Lohnenswert für Wechselkunden?

Ein klassischer Vier-Personen-Haushalt im Reihenhaus verbraucht laut dem Verbraucherportal Verivox.de jährlich 20 000 kWh Gas und 4000 kWh Strom. Im neuen Medl-Tarif „Doppelwatt“ würde das Gas mit 1341,52 Euro zu Buche schlagen, der Strom mit 920 Euro. Kunden, die ein Jahr lang beim Tarif bleiben, erhalten bei einer installierten Heizkesselleistung von 12,5 kW einen Treuebonus von 138 Euro. Auf der Jahresrechnung stünde schließlich eine Forderung von 2123,52 Euro, bleiben die Preise stabil.

Bekommt man für dieses Geld die gleiche Energiemenge bei Wettbewerbern?

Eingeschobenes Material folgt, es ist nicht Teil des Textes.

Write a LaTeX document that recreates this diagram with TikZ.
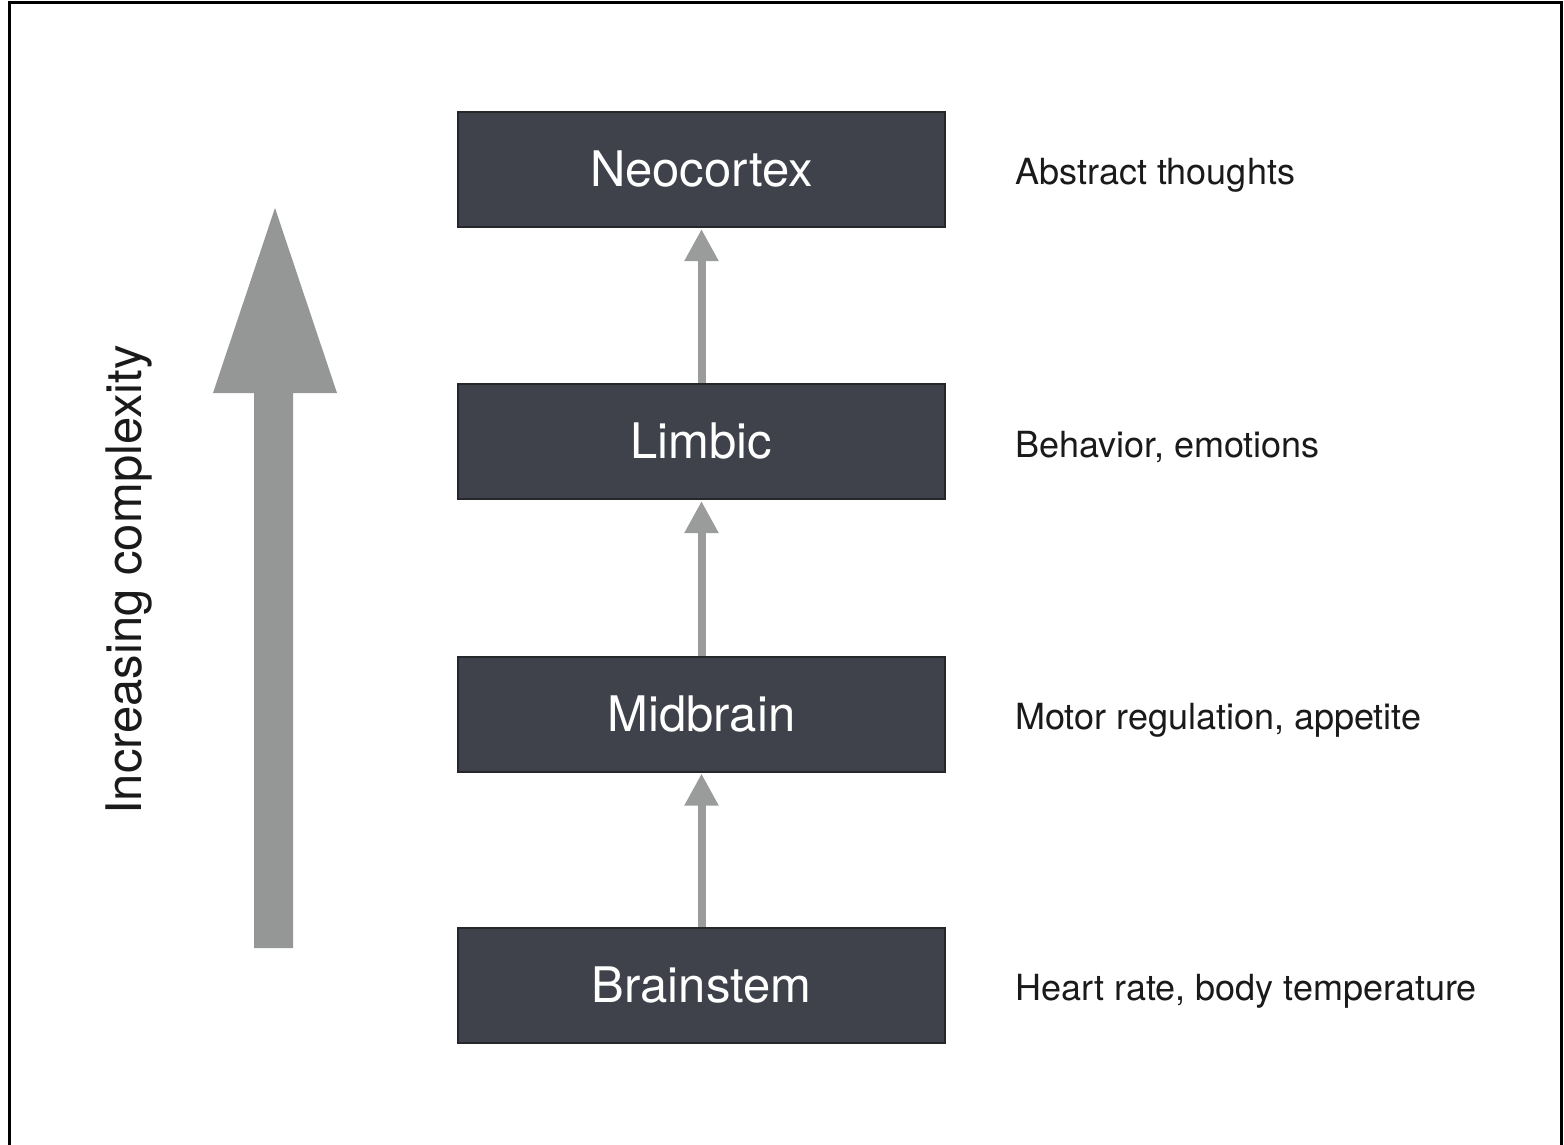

Die WAZ hat nachgerechnet, dabei aber Anbieter nicht berücksichtigt, die Vorauszahlung oder Kaution verlangen (von solchen Tarifen raten Verbraucherberater ab, siehe „Teldafax“) bzw. deren Vertragsbedingungen nicht sonderlich gut von Verivox.de bewertet sind. So liegt das „günstigste“ Gasangebot derzeit bei 1064,53 Euro (Anbieter: 1,2,3 energy; 12 Monate Vertragslaufzeit), das günstigste Stromangebot bei 857,24 Euro (eprimo; ein Monat). Macht zusammen: 1921,77 Euro. Sprich: Kunden, die die Medl bereits verlassen haben, werden wohl auch nicht so schnell zurückkehren.